[START COLLECTED MATERIAL]
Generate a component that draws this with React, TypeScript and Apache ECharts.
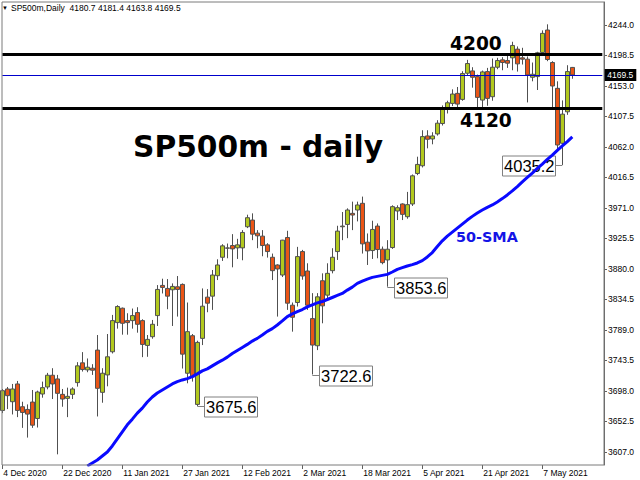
import React, { useEffect, useRef } from "react";
import * as echarts from "echarts";

const dates = [
  "4 Dec 2020","7 Dec 2020","8 Dec 2020","9 Dec 2020","10 Dec 2020","11 Dec 2020","14 Dec 2020","15 Dec 2020","16 Dec 2020","17 Dec 2020","18 Dec 2020","21 Dec 2020","22 Dec 2020","23 Dec 2020","24 Dec 2020","28 Dec 2020","29 Dec 2020","30 Dec 2020","31 Dec 2020",
  "4 Jan 2021","5 Jan 2021","6 Jan 2021","7 Jan 2021","8 Jan 2021","11 Jan 2021","12 Jan 2021","13 Jan 2021","14 Jan 2021","15 Jan 2021","18 Jan 2021","19 Jan 2021","20 Jan 2021","21 Jan 2021","22 Jan 2021","25 Jan 2021","26 Jan 2021","27 Jan 2021","28 Jan 2021","29 Jan 2021",
  "1 Feb 2021","2 Feb 2021","3 Feb 2021","4 Feb 2021","5 Feb 2021","8 Feb 2021","9 Feb 2021","10 Feb 2021","11 Feb 2021","12 Feb 2021","15 Feb 2021","16 Feb 2021","17 Feb 2021","18 Feb 2021","19 Feb 2021","22 Feb 2021","23 Feb 2021","24 Feb 2021","25 Feb 2021","26 Feb 2021",
  "1 Mar 2021","2 Mar 2021","3 Mar 2021","4 Mar 2021","5 Mar 2021","8 Mar 2021","9 Mar 2021","10 Mar 2021","11 Mar 2021","12 Mar 2021","15 Mar 2021","16 Mar 2021","17 Mar 2021","18 Mar 2021","19 Mar 2021","22 Mar 2021","23 Mar 2021","24 Mar 2021","25 Mar 2021","26 Mar 2021","29 Mar 2021","30 Mar 2021","31 Mar 2021",
  "1 Apr 2021","2 Apr 2021","5 Apr 2021","6 Apr 2021","7 Apr 2021","8 Apr 2021","9 Apr 2021","12 Apr 2021","13 Apr 2021","14 Apr 2021","15 Apr 2021","16 Apr 2021","19 Apr 2021","20 Apr 2021","21 Apr 2021","22 Apr 2021","23 Apr 2021","26 Apr 2021","27 Apr 2021","28 Apr 2021","29 Apr 2021","30 Apr 2021",
  "3 May 2021","4 May 2021","5 May 2021","6 May 2021","7 May 2021","10 May 2021","11 May 2021","12 May 2021","13 May 2021","14 May 2021","17 May 2021"
];

const opens = [
  3669,3701,3682,3708.5,3674.5,3670.5,3681.5,3657,3693.5,3704,3721.5,3716,3693,3687,3693,3710.5,3740,3729.5,3732,
  3759,3696,3722,3756.5,3800,3821.5,3803,3803,3815,3803,3766,3779,3810.5,3855.5,3851,3849,3853.5,3857,3724.5,3780.5,
  3678,3776.5,3838,3839.5,3870,3897.5,3911.5,3915,3911.5,3911.5,3943,3953,3933.5,3929,3916,3897.5,3886,3871,3927,3826,
  3830,3906,3877,3806,3765.5,3862.5,3841,3877.5,3906,3943,3946.5,3963,3968,3978,3920,3907.5,3944,3909.5,3893.5,3912,3966.5,3977,3958,
  3977,4022.5,4034,4078.5,4074,4081.5,4097,4121,4127,4142,4133,4172,4175.5,4167,4132,4174.5,4137,4181,4192,4191,4195,4208,
  4195,4193,4166,4167,4203,4236.5,4188,4149.5,4067.5,4114.5,4180.7
];
const highs = [
  3701,3704,3708.5,3713,3682,3678,3699.5,3698.5,3712,3725,3732,3722,3701,3703,3703.5,3741,3756,3746.5,3738,
  3781.5,3732,3783,3811.5,3826,3822.5,3814,3821,3823,3805,3781.5,3804,3856,3865.5,3865,3858.5,3869.5,3858.5,3830,3783,
  3773,3851,3850,3878.5,3894.5,3917,3918,3932,3925,3938,3961,3963,3938,3938,3918.5,3903,3887,3923.5,3937,3830,
  3913,3908.5,3888.5,3844,3844,3873.5,3888.5,3911,3944.5,3965,3970.5,3980.5,3980.5,3988,3933,3952,3948,3913.5,3923,3975,3975,3978,3995,
  4021,4047.5,4087,4087,4084,4102,4124,4131,4148,4151.5,4175,4192,4181,4170,4176,4180,4194,4195,4196,4202,4219,4212,
  4210,4197,4188,4204,4236,4245,4190,4160,4131.5,4184,4181.4
];
const lows = [
  3665,3671,3663,3659,3643,3628.5,3643,3643.5,3688,3700.5,3686,3603.5,3674.5,3659,3686,3704.5,3727,3726,3722,
  3660,3680.5,3705,3754,3791,3782,3782,3791,3785,3748.5,3749,3776,3795,3843.5,3820,3795,3809,3731.5,3709.5,3712,
  3675.6,3766.5,3815.5,3819,3863.5,3892,3896,3882.5,3895,3893,3941,3923,3911,3899,3897,3863.5,3809,3868,3819,3786.5,
  3824,3864,3819,3722.6,3759,3799,3834,3873.5,3893.5,3923,3926,3938,3951,3903,3886,3895,3896,3887,3853.6,3910,3953,3953,3955,
  3974,4020,4031.5,4060,4066,4079,4094,4112,4123,4120.5,4131,4168,4150.5,4118,4118,4123.5,4131,4178,4176.5,4180,4176.5,4174.5,
  4185,4128.5,4160,4147,4201,4190,4120,4056,4035.2,4110,4163.8
];
const closes = [
  3698.5,3691,3701,3669,3666,3663.5,3647,3696.5,3703,3721.5,3708.5,3694.5,3686,3690,3701,3735.5,3730,3733.5,3729,
  3702,3724.5,3749,3803,3824,3799,3800,3810.5,3797.5,3767.5,3775,3797.5,3849.5,3852.5,3839.5,3854,3849.5,3753,3786.5,3719,
  3770.5,3824.5,3829,3871,3886,3914.5,3911,3910,3916,3934.5,3956.5,3932,3929.5,3915,3906,3877.5,3880,3923,3829,3808,
  3898.5,3869.5,3826,3766.5,3838.5,3825,3873.5,3897.5,3936.5,3944,3968,3960.5,3975.5,3917.5,3907,3939,3909,3889.5,3909.5,3973,3971.5,3961.5,3976,
  4019,4036,4077.5,4073.5,4078.5,4097.5,4120,4128,4141,4126,4171.5,4186.5,4166,4136,4174,4134.5,4181,4191,4188,4187,4213.5,4186,
  4193,4169.5,4170.5,4202.5,4231.5,4192.5,4153,4065,4111,4174.5,4169.5
];

const sma50 = [
  null,null,null,null,null,null,null,null,null,null,null,null,null,null,null,null,null,
  3586,3590.5,3595,3601,3607,3616,3626.5,3637,3647.5,3656,3665,3672.5,3681.5,3689,3695,3699.5,3704,3708.5,3712,3714.5,3716.5,3719.5,
  3723.5,3728,3731,3735.5,3740,3744,3748.5,3754,3758.5,3763,3767.5,3772.5,3776.5,3781.5,3787,3791,3796.5,3802.5,3809,3813,
  3816.5,3819.5,3823.5,3826.5,3829.5,3831.5,3834.5,3837.5,3840.5,3843.5,3848.5,3853,3858.5,3862,3865,3867.5,3869,3870.5,3872,3875.5,3879.5,3882,3884.5,
  3886.5,3889,3892.5,3898,3904.5,3913.5,3922,3929,3935,3941,3947,3953,3958.5,3963.5,3968,3972,3975.5,3980,3985,3990.5,3996.5,4003,
  4010,4016.5,4023,4030,4036.5,4043.5,4050,4057,4063.5,4070,4077
];

const yTicks = [3607.0,3652.5,3698.0,3743.5,3789.0,3834.5,3880.0,3925.5,3971.0,4016.5,4062.0,4107.5,4153.0,4198.5,4244.0];
const levels = [4200, 4120];
const lastPrice = 4169.5;
const calloutIndex = [39, 62, 77, 112];
const calloutSide = [1, 1, 1, -1];
const emptySlots = 6;
const labelEvery = 12;

const AX_FONT = '"Liberation Sans", Arial, sans-serif';
const BIG_FONT = '"DejaVu Sans", Verdana, sans-serif';

export default function App() {
  const ref = useRef<HTMLDivElement>(null);
  useEffect(() => {
    if (!ref.current) return;
    const chart = echarts.init(ref.current, null, { renderer: "svg" });
    const categories = [...dates, ...Array(emptySlots).fill("")];
    const candles = dates.map((_, i) => [opens[i], closes[i], lows[i], highs[i]]);
    const callouts = calloutIndex.map((idx, k) => [idx, lows[idx], calloutSide[k]]);
    const n = dates.length - 1;
    const header = `SP500m,Daily  ${opens[n].toFixed(1)} ${highs[n].toFixed(1)} ${lows[n].toFixed(1)} ${closes[n].toFixed(1)}`;

    chart.setOption({
      animation: false,
      backgroundColor: "#ffffff",
      grid: { left: 2.3, right: 37.7, top: 2, bottom: 15, show: false },
      xAxis: {
        type: "category",
        data: categories,
        boundaryGap: false,
        axisLine: { show: false },
        axisTick: {
          show: true,
          length: 4,
          interval: (i: number) => i % labelEvery === 0 && i < dates.length,
          lineStyle: { color: "#606060" },
        },
        axisLabel: {
          show: true,
          interval: (i: number) => i % labelEvery === 0 && i < dates.length,
          align: "left",
          margin: 3,
          padding: [0, 0, 0, 1],
          fontSize: 8.5,
          fontFamily: AX_FONT,
          color: "#000",
        },
        splitLine: { show: false },
      },
      yAxis: {
        type: "value",
        position: "right",
        offset: 1.7,
        min: 3587.6,
        max: 4278.3,
        scale: true,
        axisLine: { show: true, lineStyle: { color: "#606060" } },
        axisTick: { show: true, length: 3, customValues: yTicks, lineStyle: { color: "#606060" } },
        axisLabel: {
          show: true,
          customValues: yTicks,
          formatter: (v: number) => v.toFixed(1),
          margin: 4,
          fontSize: 8.5,
          fontFamily: AX_FONT,
          color: "#000",
        },
        splitLine: { show: false },
      },
      graphic: [
        { type: "rect", z: 100, silent: true, shape: { x: 2, y: 2, width: 602, height: 463 }, style: { fill: "none", stroke: "#7a7a7a", lineWidth: 1 } },
        { type: "text", z: 100, x: 2, y: 8, style: { text: "▼", fontSize: 6, fontFamily: AX_FONT, fill: "#000", verticalAlign: "middle" } },
        { type: "text", z: 100, x: 11, y: 8, style: { text: header, fontSize: 8.5, fontFamily: AX_FONT, fill: "#000", verticalAlign: "middle" } },
        { type: "text", z: 100, x: 133, y: 146, style: { text: "SP500m - daily", fontSize: 29.7, fontWeight: "bold", fontFamily: BIG_FONT, fill: "#000", verticalAlign: "middle" } },
        { type: "text", z: 100, x: 450, y: 43, style: { text: String(levels[0]), fontSize: 18.6, fontWeight: "bold", fontFamily: BIG_FONT, fill: "#000", verticalAlign: "middle" } },
        { type: "text", z: 100, x: 460, y: 120.5, style: { text: String(levels[1]), fontSize: 18.6, fontWeight: "bold", fontFamily: BIG_FONT, fill: "#000", verticalAlign: "middle" } },
        { type: "text", z: 100, x: 456, y: 236.5, style: { text: "50-SMA", fontSize: 14.4, fontWeight: "bold", fontFamily: BIG_FONT, fill: "#1414e6", verticalAlign: "middle" } },
      ],
      series: [
        {
          type: "line",
          data: [],
          z: 1,
          markLine: {
            silent: true,
            symbol: ["none", "none"],
            animation: false,
            lineStyle: { color: "#0000cc", width: 1.2, type: "solid", opacity: 1 },
            label: {
              show: true,
              position: "end",
              distance: 2,
              formatter: lastPrice.toFixed(1),
              backgroundColor: "#000",
              color: "#fff",
              padding: [2, 3, 1, 3],
              fontSize: 8.5,
              fontFamily: AX_FONT,
            },
            data: [{ yAxis: lastPrice }],
          },
        },
        {
          type: "candlestick",
          data: candles,
          barWidth: 4,
          z: 2,
          itemStyle: {
            color: "#b2c81e",
            color0: "#ea5516",
            borderColor: "#505050",
            borderColor0: "#505050",
            borderWidth: 1,
          },
          markLine: {
            silent: true,
            symbol: ["none", "none"],
            animation: false,
            label: { show: false },
            lineStyle: { color: "#000", width: 3, type: "solid" },
            data: levels.map((v) => ({ yAxis: v })),
          },
        },
        {
          type: "custom",
          data: callouts,
          encode: { x: 0, y: 1 },
          z: 3,
          renderItem: (params: any, api: any) => {
            const idx = api.value(0);
            const val = api.value(1);
            const side = api.value(2);
            const p = api.coord([idx, val]);
            const gap = 7, w = 53, h = 20;
            const bx = side > 0 ? p[0] + gap : p[0] - gap - w;
            const yy = Math.round(p[1]) + 0.5;
            return {
              type: "group",
              children: [
                { type: "line", shape: { x1: p[0], y1: yy, x2: side > 0 ? bx : bx + w, y2: yy }, style: { stroke: "#808080", lineWidth: 1 } },
                { type: "rect", shape: { x: Math.round(bx) + 0.5, y: Math.round(yy - h / 2), width: w, height: h }, style: { fill: "#fff", stroke: "#808080", lineWidth: 1 } },
                { type: "text", style: { text: Number(val).toFixed(1), x: bx + w / 2 + 0.5, y: yy, align: "center", verticalAlign: "middle", fill: "#000", fontSize: 16.5, fontFamily: AX_FONT } },
              ],
            };
          },
        },
        {
          type: "line",
          data: sma50,
          z: 4,
          showSymbol: false,
          symbol: "none",
          smooth: false,
          connectNulls: false,
          lineStyle: { color: "#0a0aff", width: 3 },
        },
      ],
    });
    return () => chart.dispose();
  }, []);
  return <div ref={ref} style={{ position: "fixed", left: 0, top: 0, width: 640, height: 480 }} />;
}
[END COLLECTED MATERIAL]
■ WRITTEN TASK
Write out, word for word, the lines from the start of the data through the one holding "import * as". Omit pictures.

■ SOLUTION FOR THIS EXERCISE
Generate a component that draws this with React, TypeScript and Apache ECharts.
import React, { useEffect, useRef } from "react";
import * as echarts from "echarts";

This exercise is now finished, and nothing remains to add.